Welcome to The Shoebox, Refinery29's small space advice column. With the help of Homepolish interior designer Emma Beryl, we'll tackle all your cramped living woes — from where to store your stuff to how to make 500 square feet feel as open and unique as you are.
Question: I don’t have a kitchen pantry, what do I do?
Emma's Response: I always tell my clients that if they have a dining room in their NYC apartments then they've officially "made it." I think if you have a full sized pantry you can consider yourself in that category as well. Luckily, for us civilians there are so many creative and affordable solutions for accommodating kitchen items in a pantry-less space.

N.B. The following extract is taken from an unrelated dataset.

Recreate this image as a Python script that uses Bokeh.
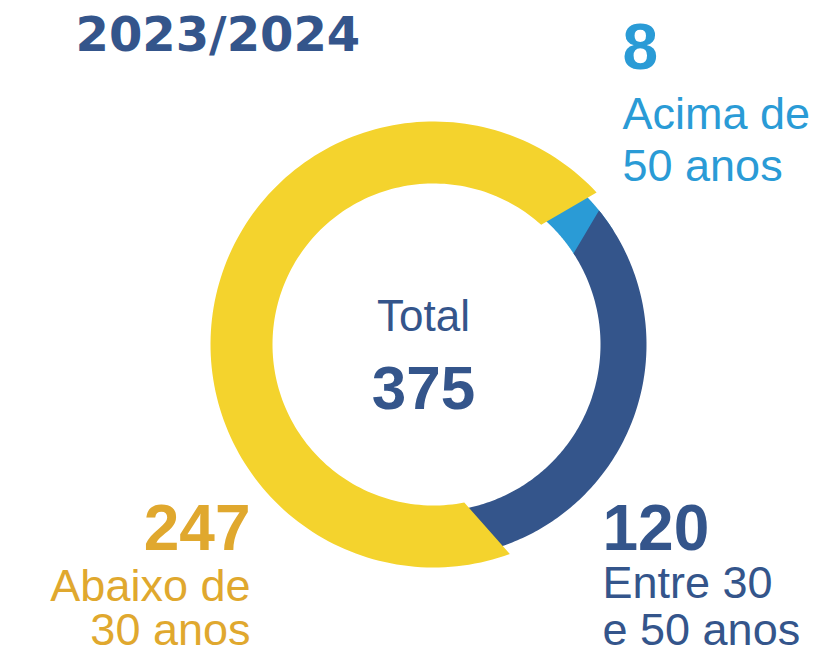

First, maximize your cabinets to hide the not-so-pretty stuff by adding pull out trays and stackable trays to use every inch of your hidden space. Food staples, aluminum foil, extra paper towels etc should all be hidden away to avoid visual clutter. Re-think your coat closet — maybe you really don’t need all that space for clothing and some of it could be better used as a pantry. If you're not constantly using your oven you can store pots and pans in there too (just make sure to remember to take them out before you turn the oven on)! I love to install floating shelves in a kitchen and use beautiful jars to organize flour, sugar, oats, etc. Get yourself a label maker and go to town.
A small shelf bookcase can easily hold dishware, glassware and beautiful cookbooks. The one consideration here is that any dishes or glasses left out will get dusty. Make sure that anything you are keeping out of a closed cabinet is organized and clean looking. Neutral colors and matching sets will go a long way in making your exposed storage feel minimal and pulled together. Organize like-with-like (glasses with glasses, plates with plates, etc.) so that everything you are displaying feels cohesive, curated, and purposeful.
Question: Do mirrors actually make spaces feel bigger? If so, is there a strategy to making this trick work?
Emma's Response: Have you ever walked into a restaurant thinking there’s another room towards the back but it’s actually just a reflection of the room that you're in? That's the mirror trick working to make your eye think that a space is twice as large as it actually is.
There are a few ways to maximize the effects of the mirror trick. First, find a focal point and angle your mirror in that direction to create the illusion of depth. It's important to consider what the mirror is reflecting, point it towards something you want to see two of.
You can also place your mirror near a window to reflect the natural light or place it near a chandelier/statement light fixture to reflect the artificial light for a more formal look. Reflecting light will make a space feel brighter which in turn makes it feel airier and larger.
Don’t be afraid to go large with the mirror you select, the larger the mirror the larger the reflection which is what makes the space appear bigger. Finally, remember to hang up your mirror at eye level to maximize the visibility of the reflection.